Sauf que ces plastiques-là ne comptent pas que des amis, y compris parmi les défenseurs auto-proclamés de l’environnement, lancés dans une croisade contre toutes les formes de matières plastiques, qu’elles soient ou non biodégradables. Mais elles comptent aussi des supporters au sein des associations environnementalistes, comme l’italienne Marevivo, dont la présidente, Rosalba Guigni, assistait à la restitution des études de biodégradabilité du Mater-Bi dans le milieu marin. Pour cette association, à l’origine de l’opération PlasticFree en Italie, la meilleure façon de combattre ce type de pollution est, bien sûr, d’éviter de produire toujours plus de ces matières, mais puisqu’il est très difficile de s’en passer brutalement, autant utiliser des matériaux biodégradables en attendant de les éradiquer, si tant est qu’on y parvienne un jour.

 

Le lobby des sacs recyclables

Pour cela, il faudra savoir résister à la pression des lobbys du plastique, qui appuient de leur côté en faveur des sacs en plastique conventionnel « réutilisables » et pour leur recyclage. Force est d’ailleurs de constater que leur discours rencontre un certain succès auprès de certaines associations comme la Fondation Ellen Mc Arthur, ou de certains gouvernements qui y voient une façon très simple de faire de l’économie circulaire et de le revendiquer, comme la France avec sa loi anti-gaspillage évoquée plus haut. Problème : le recyclage permet sans aucun doute une meilleure utilisation des ressources, mais ne résout rien sur le front de la pollution, dans la mesure où les plastiques ne sont pas tous recyclables et ceux qui le sont ne le sont pas ad vitam aeternam. Au bout du cycle, on se retrouve donc avec toujours autant de plastiques sur les bras, voire plus puisque la principale différence entre les « réutilisables » et ceux qui ne le sont pas, c’est la quantité de plastique nécessaire à leur fabrication, quatre à cinq fois plus élevée pour les premiers. Une preuve ? Alors qu’elle aurait dû baisser fortement avec l’interdiction des sacs de caisse à usage unique en France, la production de plastique conventionnel a fortement augmenté dès la 1e année (+17%), soulignant l’absurdité de la situation. Sans compter qu’une partie de ces sacs réutilisables, renforcés par du textile et équipés de anses tissées, sont impossibles à recycler.

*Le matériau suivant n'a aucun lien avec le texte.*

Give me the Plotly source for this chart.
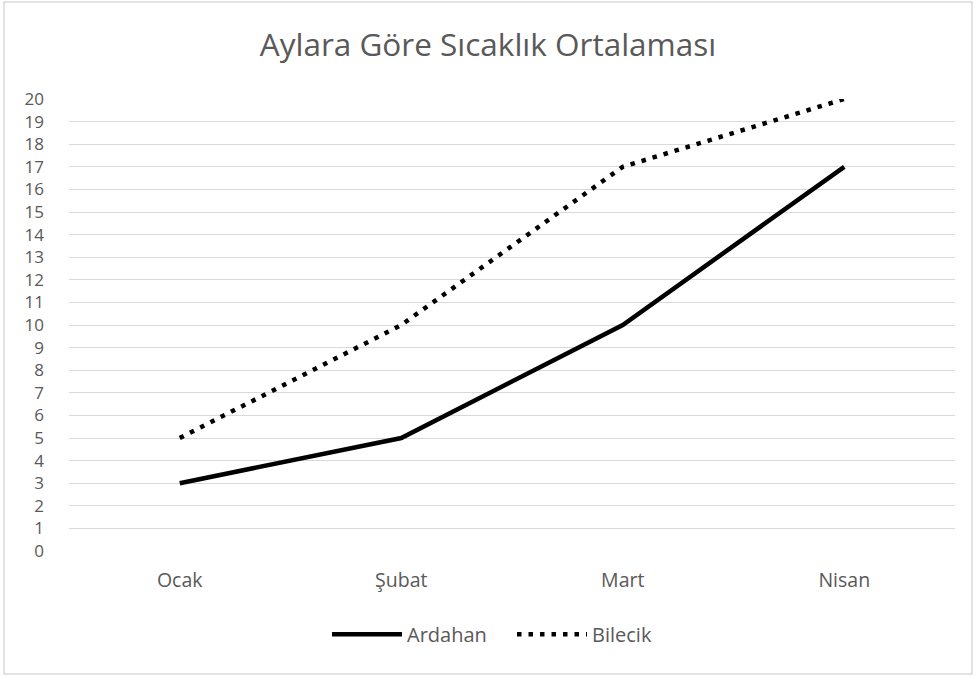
import plotly.graph_objects as go

months = ["Ocak", "Şubat", "Mart", "Nisan"]
ardahan = [3, 5, 10, 17]
bilecik = [5, 10, 17, 20]
y_ticks = list(range(0, 21))

FONT = "Open Sans"
GREY = "#595959"

fig = go.Figure()
fig.add_trace(go.Scatter(x=months, y=ardahan, mode="lines", name="Ardahan",
                         line=dict(color="black", width=4.5)))
fig.add_trace(go.Scatter(x=months, y=bilecik, mode="lines", name="Bilecik",
                         line=dict(color="black", width=4.5, dash="4.5px,7px")))

fig.update_layout(
    width=976, height=678,
    margin=dict(l=69, r=21, t=99, b=127),
    paper_bgcolor="white", plot_bgcolor="white",
    font=dict(family=FONT, color=GREY, size=19),
    title=dict(text="Aylara Göre Sıcaklık Ortalaması", x=0.5, xanchor="center",
               y=0.934, yanchor="middle", font=dict(size=31.5, color=GREY)),
    showlegend=True,
    legend=dict(orientation="h", x=0.5, xanchor="center", y=-0.184, yanchor="middle",
                font=dict(size=20, color=GREY), itemwidth=70, traceorder="normal",
                entrywidth=100),
)
fig.update_xaxes(range=[-0.5, 3.5], showgrid=False, showline=False, ticks="",
                 tickfont=dict(size=19.5, color=GREY), ticklabelstandoff=15)
fig.update_yaxes(range=[0, 20], tickvals=y_ticks, showgrid=True, gridcolor="#d9d9d9",
                 gridwidth=1, zeroline=False, showline=False, ticks="",
                 tickfont=dict(size=17, color=GREY), ticklabelstandoff=24)

# outer chart border
fig.add_shape(type="rect", xref="paper", yref="paper",
              x0=(4 - 69) / 886, x1=(972 - 69) / 886,
              y0=(551 - 674) / 452, y1=(551 - 2) / 452,
              line=dict(color="#d9d9d9", width=1.5), layer="below")

fig.write_html("out.html", config={"displayModeBar": False},
               post_script="document.body.style.margin='0';")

La pollution plastique en mer et sur terre a malheureusement encore de beaux jours devant elle. ♦

 

  • (1) : Parti de Fiumicino, près de Rome, le 15 juillet dernier, le bateau d’Expédition Med arrive à Marseille le vendredi 9 août, après des escales à Saint-Laurent du Var, Toulon et Port-Saint-Louis du Rhône. Son objectif 2019 était de caractériser les microorganismes qui se fixent sur les plastiques flottant en mer, la « plastisphère » comme l’ont baptisée les scientifiques de l’opération.